Max Morris had, quite literally, hammered home the concept of the home run as a primary weapon long before the 1928 season dawned. But that philosophy also ran against a long-entrenched trend in the game favoring "inside baseball" which sneered at the homer in favor of bunts, hit-and-runs and stolen bases. The 1928 season marked a turning point in this philosophical battle as the players themselves began to embrace the power game.

The clearest example of this shift came in Chicago. The Chicago Chiefs boasted a particularly friendly park for power hitters. The problem had always been that the Chiefs' roster didn't feature anyone particularly fond of trying to hit the ball over the fence. That too changed in 1928.

Joe Masters, the Chiefs incumbent third baseman had been a fairly average player in his first six seasons in the Windy City. He hit close to .300 every year and had shown some middling power,reaching double-figures in all but one year (he had 9 that year) but topping out at 15 (which he did twice, including in 1927). Masters focused on improving his swing over the winter of 1927-28 and came to camp with an improved stroke aimed at putting the ball into the air. And it worked - big time.


3B Joe Masters, CHC

Masters stroked 56 home runs, drove in 195 runs (a new record) and hit .388 - numbers that would likely win a Triple Crown most years, but not in the Federal Association in 1928. The batting crown went to Masters' team mate LF Jim Hampton who was over .400 most of the season before settling for a .397 mark and the batting title.

With Masters & Hampton leading the way, the Chiefs were out in front most of the season, won 95 games and took the pennant by a nice round 10-game margin over the second-place Detroit Dynamos. Chicago was not one-dimensional, with a pair of 20-game winners - and a pair of 19-game winners as well, giving them the league's second stingiest staff to go along with their league-leading offense.

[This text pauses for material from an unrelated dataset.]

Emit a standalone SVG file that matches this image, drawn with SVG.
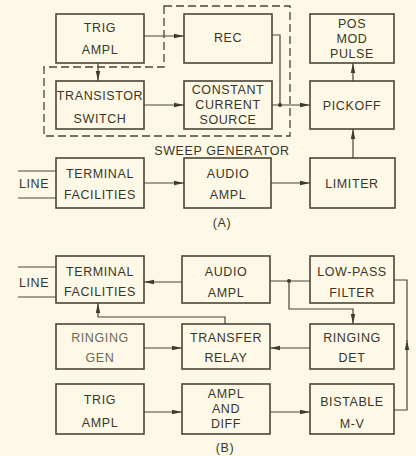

Second-place Detroit won 85 games and the '28 season saw the Dynamos finally bring up 1926 #1 overall pick Al Wheeler. The 20-year-old right fielder hit .306 with 18 homers and 101 RBIs but was second fiddle to breakout star Frank Vance, a third baseman who flirted with .400 most of the season before fading a bit and finishing tied for second with a .388 average.

Both the first and last pitches of the 1927 Federally Aligned Baseball Leagues' season was thrown at Philadelphia's Broad Street Park. The long-time home of the Keystones, the park was the site for the season's traditional opener as the first game of the season... and for the first time since the start of the World's Championship series, the Keystones won the pennant and represented the Federal Association.

It was a long, and not easy, road to their first pennant since the 1892 season for the Keystones. There was a key (pardon the pun) similarity between the '92 Stones and their 1927 squad, aside from the pennant win: both were led by big stars at first base. The '92 team had the legendary Zebulon Banks manning first and the '27 club featured Rankin Kellogg, easily the best player to don the Keystones' pinstriped duds since Banks left town.

Rankin Kellogg, Phi. Keystones

The Keystones consistency was their strongest suit in 1927. While they didn't lead wire-to-wire, they nearly did, and the did occupy the top spot on the 1st of every month from May through October. They did need an extra game to get past the Detroit Dynamos with whom they finished in a flat-footed tie at 85-69, but won that contest easily, by a score of 7-0 to claim the FA flag.

Kellogg won the Triple Crown, leading the Fed in average (.364), homers (32) and RBIs (133). It helped a bit that St. Louis PIoneers' slugger Max Morris was hurt in August (he had 30 homers in 117 games), but Kellogg's achievement was a rare one - he joined Morris (who had done it three times) and a pair of 19th century stars (Fred Roby in 1894 and Bob DeVilbiss in 1878) in pulling it off.

Kellogg wasn't alone in having a great season at the plate: in all, six of the eight Keystone regulars topped the .300 mark with catcher Carl Ames (.338-12-97) and centerfielder Lee Smith (.326-11-97) having particularly strong campaigns. The pitching was... well, it was ugly, finishing last in the league in runs allowed. But that just proved how outstanding the offense was for the Keystones in 1927.

Detroit's second-place finish, while a disappointing end for the club and its fans, did represent a significant uptick in the Dynamos' fortunes after three straight finishes at or near the bottom of the standings. With CF Frank Platt (.344-11-95) and LF Cy Lynch (.311-11-88) likely to be joined by 1925 #1 overall pick RF Al Wheeler (a combined 30 HRs in the minors in '27) in the not-too-distant future, the Dynamos' outlook seems bright.